**Stated problem**
Copy the data exactly as it appears, and do not include any pictures.

**Data provided**
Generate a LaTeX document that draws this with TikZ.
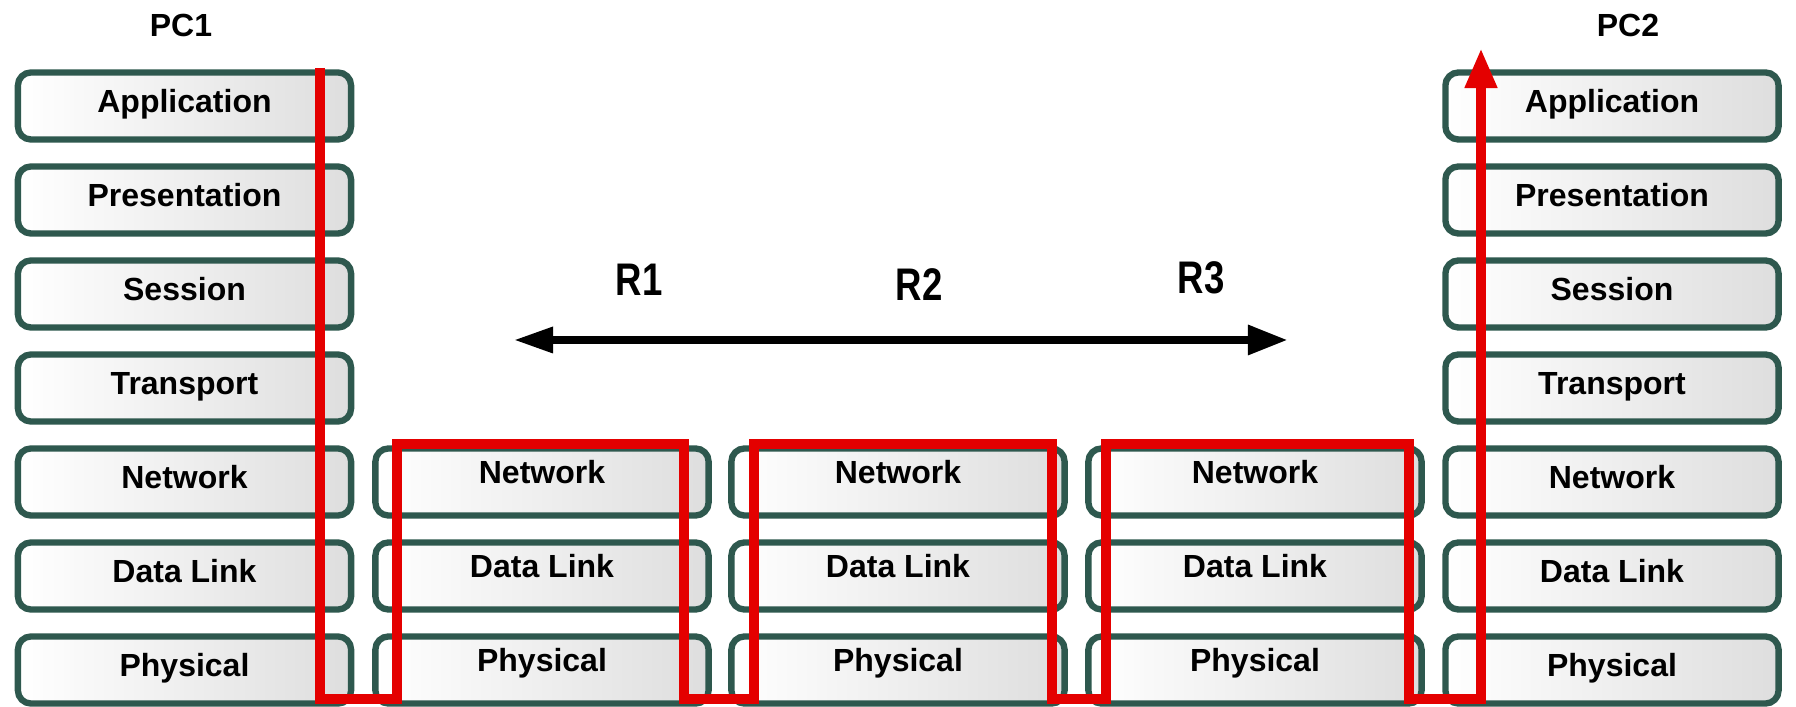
\documentclass[tikz,border=0pt]{standalone}
\usepackage{fontspec}
\setmainfont{Liberation Sans}
\newfontfamily\narrowsf{Liberation Sans}[FakeStretch=0.8]
\usepackage{tikz}
\usetikzlibrary{arrows.meta,positioning}
\definecolor{layerc}{RGB}{46,88,78}
\definecolor{routec}{RGB}{228,0,0}

\begin{document}
\begin{tikzpicture}[x=0.01cm, y=-0.01cm,
    layer/.style={draw=layerc, line width=1.8pt, rounded corners=0.13cm, left color=white, right color=black!13,
      minimum width=3.33cm, minimum height=0.67cm, inner sep=0pt, text height=0.23cm, text depth=0.10cm,
      font=\bfseries\fontsize{9.1}{10}\selectfont},
    hop/.style={layer, text depth=0.20cm},
    host/.style={font=\bfseries\fontsize{9.1}{10}\selectfont},
    router/.style={font=\narrowsf\bfseries\fontsize{13}{14}\selectfont},
    route/.style={draw=routec, line width=2.9pt, line join=miter},
    link/.style={line width=2.5pt}]
  \fill[white] (0,0) rectangle (1796,707);
  \useasboundingbox (0,0) rectangle (1796,707);
  \foreach \lab [count=\i] in {Application,Presentation,Session,Transport,Network,Data Link,Physical}{
    \node[layer] (pc1-\i) at (184.5,{12+94*\i}) {\lab};
    \node[layer] (pc2-\i) at (1612,{12+94*\i}) {\lab};
  }
  \foreach \lab [count=\i from 5] in {Network,Data Link,Physical}
    \foreach \c/\x in {r1/542,r2/898,r3/1255}
      \node[hop] (\c-\i) at (\x,{12+94*\i}) {\lab};
  \node[host] (pc1) at (181,25) {PC1};
  \node[host] (pc2) at (1628,25) {PC2};
  \node[router] (r1) at (639,280) {R1};
  \node[router] (r2) at (919,285) {R2};
  \node[router] (r3) at (1201,278) {R3};
  \coordinate (lnk-l) at (513,340);
  \coordinate (lnk-r) at (1288,340);
  \draw[link, {Triangle[length=0.4cm,width=0.24cm]}-{Triangle[length=0.4cm,width=0.28cm]}] (lnk-l) -- (lnk-r);
  \coordinate (src) at (320,68);
  \coordinate (dst) at (1481,48);
  \draw[route, -{Triangle[length=0.4cm,width=0.3cm]}] (src) |- (397,699) |- (684,444) |- (754,699) |- (1052,444)
    |- (1106,699) |- (1409,444) |- (1481,699) -- (dst);
\end{tikzpicture}
\end{document}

**Exercise response**
Generate a LaTeX document that draws this with TikZ.
\documentclass[tikz,border=0pt]{standalone}
\usepackage{fontspec}
\setmainfont{Liberation Sans}
\newfontfamily\narrowsf{Liberation Sans}[FakeStretch=0.8]
\usepackage{tikz}
\usetikzlibrary{arrows.meta,positioning}
\definecolor{layerc}{RGB}{46,88,78}
\definecolor{routec}{RGB}{228,0,0}

\begin{document}
\begin{tikzpicture}[x=0.01cm, y=-0.01cm,
    layer/.style={draw=layerc, line width=1.8pt, rounded corners=0.13cm, left color=white, right color=black!13,
      minimum width=3.33cm, minimum height=0.67cm, inner sep=0pt, text height=0.23cm, text depth=0.10cm,
      font=\bfseries\fontsize{9.1}{10}\selectfont},
    hop/.style={layer, text depth=0.20cm},
    host/.style={font=\bfseries\fontsize{9.1}{10}\selectfont},
    router/.style={font=\narrowsf\bfseries\fontsize{13}{14}\selectfont},
    route/.style={draw=routec, line width=2.9pt, line join=miter},
    link/.style={line width=2.5pt}]
  \fill[white] (0,0) rectangle (1796,707);
  \useasboundingbox (0,0) rectangle (1796,707);
  \foreach \lab [count=\i] in {Application,Presentation,Session,Transport,Network,Data Link,Physical}{
    \node[layer] (pc1-\i) at (184.5,{12+94*\i}) {\lab};
    \node[layer] (pc2-\i) at (1612,{12+94*\i}) {\lab};
  }
  \foreach \lab [count=\i from 5] in {Network,Data Link,Physical}
    \foreach \c/\x in {r1/542,r2/898,r3/1255}
      \node[hop] (\c-\i) at (\x,{12+94*\i}) {\lab};
  \node[host] (pc1) at (181,25) {PC1};
  \node[host] (pc2) at (1628,25) {PC2};
  \node[router] (r1) at (639,280) {R1};
  \node[router] (r2) at (919,285) {R2};
  \node[router] (r3) at (1201,278) {R3};
  \coordinate (lnk-l) at (513,340);
  \coordinate (lnk-r) at (1288,340);
  \draw[link, {Triangle[length=0.4cm,width=0.24cm]}-{Triangle[length=0.4cm,width=0.28cm]}] (lnk-l) -- (lnk-r);
  \coordinate (src) at (320,68);
  \coordinate (dst) at (1481,48);
  \draw[route, -{Triangle[length=0.4cm,width=0.3cm]}] (src) |- (397,699) |- (684,444) |- (754,699) |- (1052,444)
    |- (1106,699) |- (1409,444) |- (1481,699) -- (dst);
\end{tikzpicture}
\end{document}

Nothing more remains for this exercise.